The ISIS also known as IS and by its Arabic language acronym, Daesh, gained prominence in early 2014 when it drove Iraqi government forces out of key cities in its Western Iraq offensive. It has since been designated as a terrorist organisation by the United Nations and other member countries.
The flags of the IS and Al Qaeda had first appeared in J&K during protests and stone-pelting incidents in Srinagar outside Grand Mosque in 2014. Masked youth held these flags in the full glare of cameras and were surrounded by locals, mainly youth, to ensure no harm came to them.

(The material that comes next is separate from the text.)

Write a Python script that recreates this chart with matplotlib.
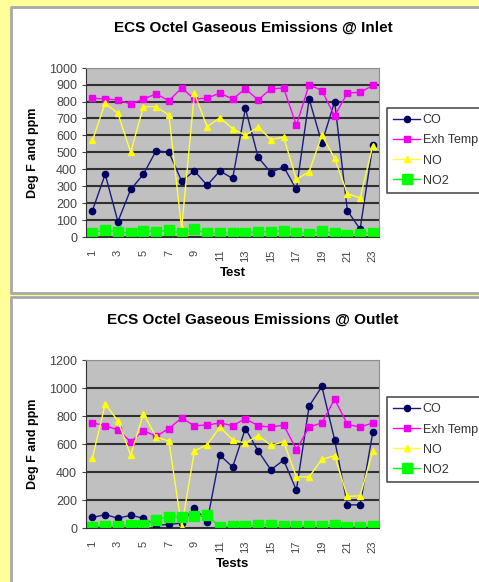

During one such assembly, security personnel swung into action and gave chase to the masked youth, but no serious attempt was made to capture those carrying the IS flag. Then CM Omar Abdullah had shrugged these incidents off saying it was being done by some “stupid” youth and that IS or Al Qaeda as such has no presence in J&K.
Though waving of green Islamic and Pakistan’s national flag is somewhat inseparable with street protests in Kashmir, these being replaced by IS flags at places continued for some time despite appeals from Syed Ali Shah Geelani, the octogenarian separatist leader, that such a pastime may only blemish “our just and indigenous struggle for freedom”.
A police inquiry revealed that a local “small-time” cleric was involved in encouraging the IS flag waving at the protests, particularly outside the Grand Mosque. A reporter with a TV news channel also came under the police scanner. “We’ve reports that he knows beforehand where such flags will go up,” a police officer told this newspaper.